*New* The MotherDuck Native Integration is Live on Vercel Marketplace for Embedded Analytics and Data AppsLearn more

schema

Back to DuckDB Data Engineering Glossary

Definition

A schema is a logical container or blueprint that defines how data is organized within a database. It specifies the structure of tables, the data types of columns, and the relationships between different tables. Think of a schema like the architectural plans for a house - it shows where everything goes and how the pieces fit together, but doesn't contain the actual data (furniture) itself.

Usage in DuckDB

In DuckDB, schemas provide a way to organize database objects like tables and views into namespaces. The default schema is called main. Unlike some other databases that require explicit schema creation, DuckDB automatically creates the main schema and allows you to reference objects within it directly.

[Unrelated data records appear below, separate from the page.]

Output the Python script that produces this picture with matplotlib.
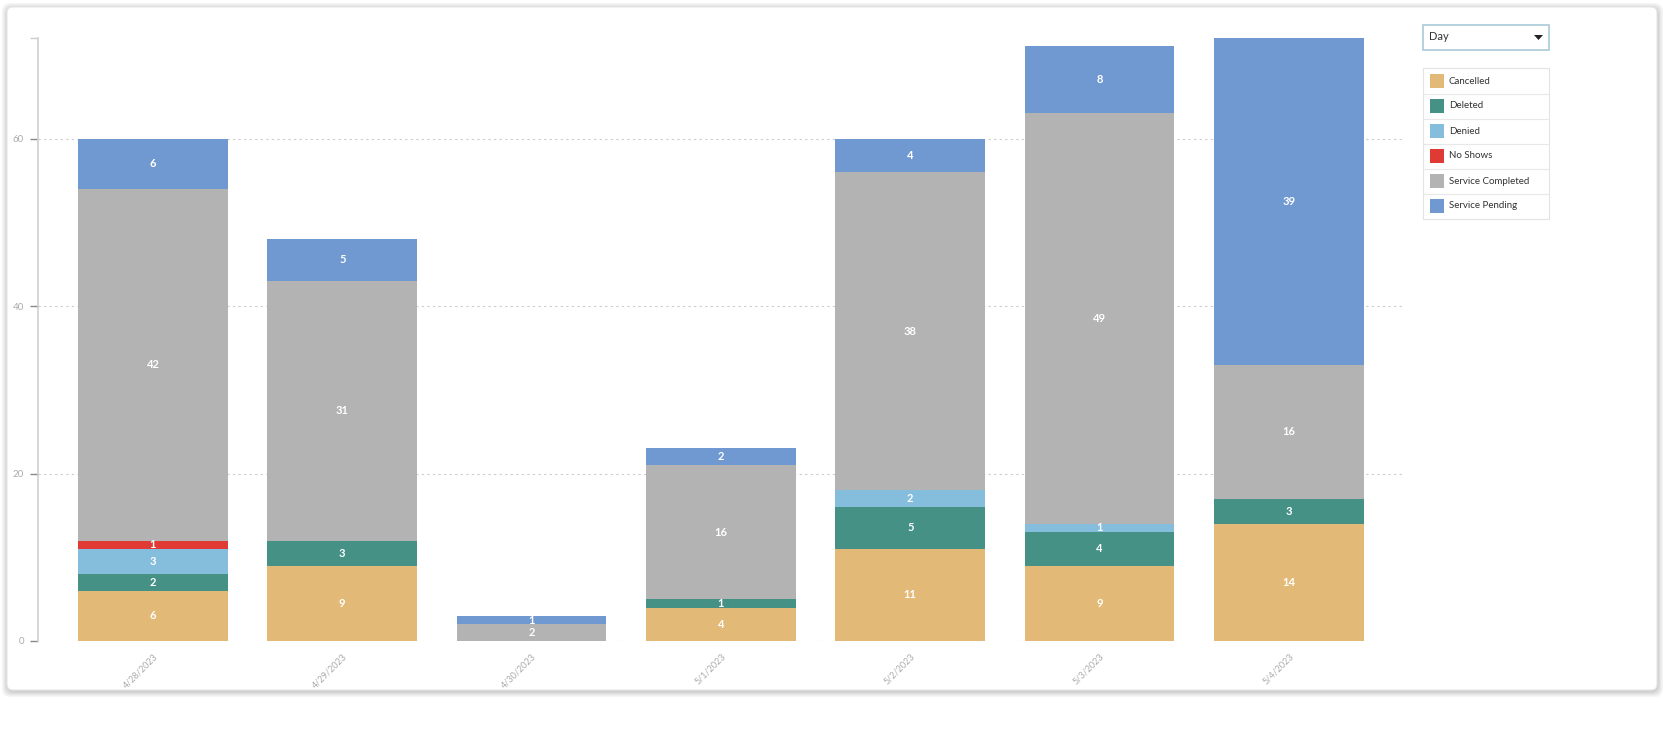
"""
Stacked daily appointment status chart.
"""

import matplotlib
matplotlib.use("Agg")
import matplotlib.pyplot as plt
from matplotlib.patches import FancyBboxPatch, Rectangle, Polygon
import numpy as np

plt.rcParams["font.family"] = ["Lato", "DejaVu Sans"]

days = ["4/28/2023", "4/29/2023", "4/30/2023", "5/1/2023", "5/2/2023", "5/3/2023", "5/4/2023"]
cancelled = [6, 9, 0, 4, 11, 9, 14]
deleted = [2, 3, 0, 1, 5, 4, 3]
denied = [3, 0, 0, 0, 2, 1, 0]
no_shows = [1, 0, 0, 0, 0, 0, 0]
completed = [42, 31, 2, 16, 38, 49, 16]
pending = [6, 5, 1, 2, 4, 8, 39]

series_names = ["Cancelled", "Deleted", "Denied", "No Shows", "Service Completed", "Service Pending"]
series = [cancelled, deleted, denied, no_shows, completed, pending]
colors = ["#E2B977", "#459186", "#85BEDD", "#E03A34", "#B3B3B3", "#7199D1"]

W, H = 1665, 740
fig = plt.figure(figsize=(W / 100, H / 100), dpi=100)
fig.patch.set_facecolor("white")


def px(x0, y0, x1, y1):
    # pixel box (top-left origin) -> figure fraction rect
    return [x0 / W, 1 - y1 / H, (x1 - x0) / W, (y1 - y0) / H]


# card with soft shadow
bg = fig.add_axes([0, 0, 1, 1])
bg.set_xlim(0, W)
bg.set_ylim(H, 0)
bg.axis("off")
for i, a in enumerate([0.04, 0.05, 0.05, 0.06]):
    d = 6 - i * 1.5
    bg.add_patch(FancyBboxPatch((7 - d + 1, 7 - d + 2), 1650 + 2 * d - 1, 683 + 2 * d - 1,
                                boxstyle="round,pad=0,rounding_size=8",
                                fc=(0, 0, 0, a), ec="none"))
bg.add_patch(FancyBboxPatch((7, 7), 1650, 683, boxstyle="round,pad=0,rounding_size=6",
                            fc="white", ec="#e6e6e6", lw=0.8))

# main chart
ax = fig.add_axes(px(38, 38, 1402, 641))
x = np.arange(len(days))
bottom = np.zeros(len(days))
for name, vals, col in zip(series_names, series, colors):
    vals = np.array(vals, dtype=float)
    ax.bar(x, vals, bottom=bottom, width=0.79, color=col, edgecolor="none", zorder=3)
    for xi, b, v in zip(x, bottom, vals):
        if v > 0:
            ax.text(xi, b + v / 2, f"{int(v)}", ha="center", va="center",
                    color="white", fontsize=8, fontweight="bold", zorder=4)
    bottom += vals

ax.set_xlim(-0.607, 6.597)
ax.set_ylim(0, 72)
ax.set_xticks(x)
ax.set_xticklabels(days, rotation=45, ha="right", rotation_mode="anchor",
                   fontsize=6.5, color="#aaaaaa")
ax.tick_params(axis="x", length=0, pad=8)
ax.set_yticks([0, 20, 40, 60])
ax.set_yticklabels(["0", "20", "40", "60"], fontsize=7, color="#aaaaaa")
ax.set_yticks([72], minor=True)
ax.tick_params(axis="y", which="major", length=6, width=1, color="#888888", pad=4)
ax.tick_params(axis="y", which="minor", length=6, width=1, color="#cccccc")
for y in [0, 20, 40, 60]:
    ax.axhline(y, color="#cccccc", lw=0.8, ls=(0, (2, 3)), zorder=1)
for s in ["top", "right", "bottom"]:
    ax.spines[s].set_visible(False)
ax.spines["left"].set_color("#d0d0d0")
ax.spines["left"].set_linewidth(1.2)
ax.set_facecolor("none")

# dropdown
dd = fig.add_axes(px(1423, 24, 1550, 50))
dd.set_xlim(0, 127)
dd.set_ylim(26, 0)
dd.axis("off")
dd.add_patch(Rectangle((0.5, 0.5), 126, 25, fc="white", ec="#a9cbd8", lw=1.2, clip_on=False))
dd.text(6, 13, "Day", fontsize=8, color="#333333", va="center", ha="left")
dd.add_patch(Polygon([[111, 11], [120, 11], [115.5, 16]], closed=True, fc="#222222", ec="none"))

# legend
lg = fig.add_axes(px(1423, 67, 1550, 219))
lg.set_xlim(0, 127)
lg.set_ylim(152, 0)
lg.axis("off")
lg.add_patch(Rectangle((0.5, 0.5), 126, 151, fc="white", ec="#e3e3e3", lw=0.8, clip_on=False))
for i, (name, col) in enumerate(zip(series_names, colors)):
    yc = 14 + i * 25
    if i > 0:
        lg.plot([0.5, 126.5], [yc - 12.5, yc - 12.5], color="#e8e8e8", lw=0.8)
    lg.add_patch(Rectangle((7, yc - 7), 14, 14, fc=col, ec="none"))
    lg.text(26, yc, name, fontsize=7, color="#333333", va="center", ha="left")

fig.savefig("out.png", dpi=100, facecolor="white")
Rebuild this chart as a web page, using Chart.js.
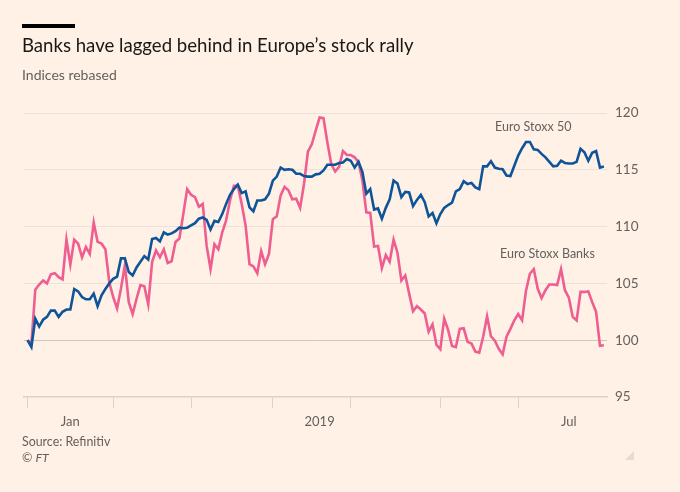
<!DOCTYPE html>
<html><head><meta charset="utf-8">
<script src="https://cdn.jsdelivr.net/npm/chart.js@4/dist/chart.umd.js"></script>
<style>
html,body{margin:0;padding:0;background:#fff1e5;}
#w{position:relative;width:680px;height:492px;overflow:hidden;background:#fff1e5;font-family:Lato,sans-serif;}
canvas{position:absolute;left:0;top:0;}
.t{position:absolute;white-space:nowrap;color:#66605c;}
#bar{position:absolute;left:22px;top:24px;width:53px;height:4px;background:#000;}
#tri{position:absolute;left:625px;top:451px;width:0;height:0;border-left:9px solid transparent;border-bottom:9px solid #e6dcd2;}
</style></head><body>
<div id="w">
<canvas id="c" width="680" height="492"></canvas>
<div id="bar"></div>
<div class="t" style="left:22px;top:34px;font-size:18.6px;color:#1a1714;">Banks have lagged behind in Europe’s stock rally</div>
<div class="t" style="left:22px;top:66px;font-size:14px;">Indices rebased</div>
<div class="t" style="left:495px;top:119px;font-size:12.5px;">Euro Stoxx 50</div>
<div class="t" style="left:500px;top:246px;font-size:12.5px;">Euro Stoxx Banks</div>
<div class="t" style="left:22px;top:434px;font-size:12.4px;">Source: Refinitiv</div>
<div class="t" style="left:22px;top:450px;font-size:12.4px;">© <i>FT</i></div>
<div id="tri"></div>
</div>
<script>
const stoxx50=[100,99.4,101.9,101.2,101.8,102.05,102.6,102.6,102.05,102.5,102.7,102.7,104.5,104.3,103.8,103.6,103.6,104.1,103,103.95,104.5,105,105.4,105.6,107.2,107.2,106,105.7,106.4,106.9,107.4,107.1,108.9,109,108.7,109.5,109.3,109.4,109.6,109.9,109.85,109.9,110.1,110.3,110.7,110.8,110.6,109.75,110.5,110.4,111.1,112,112.8,113.3,113.7,112.95,113.1,111.7,111.35,112.3,112.3,112.4,112.9,114.05,114.4,115.2,115,115.05,115,114.65,114.65,114.45,114.4,114.4,114.6,114.65,114.95,115.45,115.45,115.45,115.6,115.65,115.95,115.8,115.2,115.7,114.8,112.9,113.3,111.5,111.6,110.7,111.65,112.4,114.05,113.8,112.6,113.05,113,111.8,112.35,112.8,112.15,110.9,111.2,110.3,111.1,111.65,111.9,112.1,113.1,113.3,114,113.75,113.85,113.45,113.3,115.3,115.3,115.75,115.2,115.1,115.05,114.5,114.45,115.35,116.25,116.9,117.45,117.45,116.8,116.75,116.4,116.1,115.7,115.3,115.35,115.8,115.6,115.55,115.55,115.7,116.85,116.55,115.8,116.5,116.65,115.2,115.3];
const banks=[100,99.7,104.45,104.9,105.25,105,105.8,105.9,105.55,105.35,108.85,106.65,108.85,108.5,107.3,108.2,107.6,110.35,108.65,108.5,108,105.1,103.8,102.8,104.55,106.6,103.35,102.3,103.65,104.85,104.75,103.15,106.9,107.9,107.3,108,106.8,106.95,108.65,108.95,111.1,113.3,112.8,112.6,111.75,112,108.3,106.25,108.45,108,109.5,110.55,112.3,113.6,113.6,112,110.1,106.7,106.5,105.9,107.85,106.7,107.6,110.65,110.9,112.75,113.5,113.2,112.4,112.45,111.65,113.75,116.6,117.25,118.45,119.6,119.55,117.4,115.5,114.85,115.25,116.65,116.3,116.3,116.1,115.65,114.05,111.25,111.2,108.25,108.3,106.35,107.5,106.9,108.85,107.7,105.25,105.7,104.1,102.55,103,102.7,102.35,100.75,101.4,99.6,99.2,101.9,100.9,99.5,99.4,101,101.05,99.85,99.7,99,98.9,100.3,102.1,100.35,99.95,99.25,98.75,100.3,101,101.75,102.3,101.75,104.35,105.85,106.25,104.55,103.7,104.4,104.9,104.9,104.85,106.25,104.4,103.75,102.05,101.75,104.25,104.25,104.3,103.35,102.5,99.5,99.55];
const days=stoxx50.map((_,i)=>i);
const monthStarts=[0,22,42,63,83,106,126];
const labelDays=[11,75,139];
const labelTexts=["Jan","2019","Jul"];
const yTicks=[95,100,105,110,115,120];
const font='Lato,sans-serif';
new Chart(document.getElementById('c'),{
 type:'line',
 data:{labels:days,datasets:[
  {label:'Euro Stoxx 50',data:days.map(i=>({x:i,y:stoxx50[i]})),borderColor:'#0f5499',borderWidth:2.6,pointRadius:0,tension:0,borderJoinStyle:'miter'},
  {label:'Euro Stoxx Banks',data:days.map(i=>({x:i,y:banks[i]})),borderColor:'#ee5e90',borderWidth:2.6,pointRadius:0,tension:0,borderJoinStyle:'miter'}
 ]},
 options:{
  responsive:false,animation:false,devicePixelRatio:window.devicePixelRatio||1,
  layout:{padding:{top:113,left:24,right:0,bottom:0}},
  plugins:{legend:{display:false},tooltip:{enabled:false},title:{display:false}},
  scales:{
   x:{type:'linear',min:-0.9,max:148.8,
    afterFit:s=>{s.height=95;},
    afterBuildTicks:s=>{s.ticks=monthStarts.concat(labelDays).map(v=>({value:v}));},
    border:{display:true,color:'#d9d2c8',width:1.5},
    grid:{drawOnChartArea:false,drawTicks:true,tickLength:11,tickWidth:1,
      tickColor:c=>monthStarts.includes(c.tick.value)?'#dbd3ca':'rgba(0,0,0,0)'},
    ticks:{autoSkip:false,maxRotation:0,minRotation:0,padding:6,color:'#66605c',font:{family:font,size:13},
      callback:v=>{const k=labelDays.indexOf(v);return k<0?'':labelTexts[k];}}
   },
   y:{position:'right',min:95,max:120,
    afterFit:s=>{s.width=73;},
    afterBuildTicks:s=>{s.ticks=yTicks.map(v=>({value:v}));},
    border:{display:false},
    grid:{drawTicks:false,lineWidth:1,color:c=>c.tick.value===100?'#ccc6bd':(c.tick.value===95?'rgba(0,0,0,0)':'#ebe2d9')},
    ticks:{padding:8,color:'#66605c',font:{family:font,size:13.5}}
   }
  }
 }
});
</script>
</body></html>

You can create additional schemas using:

Copy code

CREATE SCHEMA marketing;

And reference objects within a schema using dot notation:

Copy code

CREATE TABLE marketing.campaigns ( id INTEGER, name VARCHAR );

Key Differences

While enterprise databases like PostgreSQL use schemas extensively for access control and multi-tenant applications, DuckDB's implementation is primarily focused on logical organization. DuckDB doesn't implement schema-level security since it's an embedded database without user management. Additionally, DuckDB allows you to query across schemas without explicit cross-schema permissions that might be required in other databases.

Best Practices

For smaller projects, using the default main schema is perfectly acceptable. However, as your data model grows, using multiple schemas can help organize related tables and views together. For example, you might have separate schemas for raw data ingestion, transformed data models, and reporting views. This organization makes it easier to understand and maintain your database structure over time.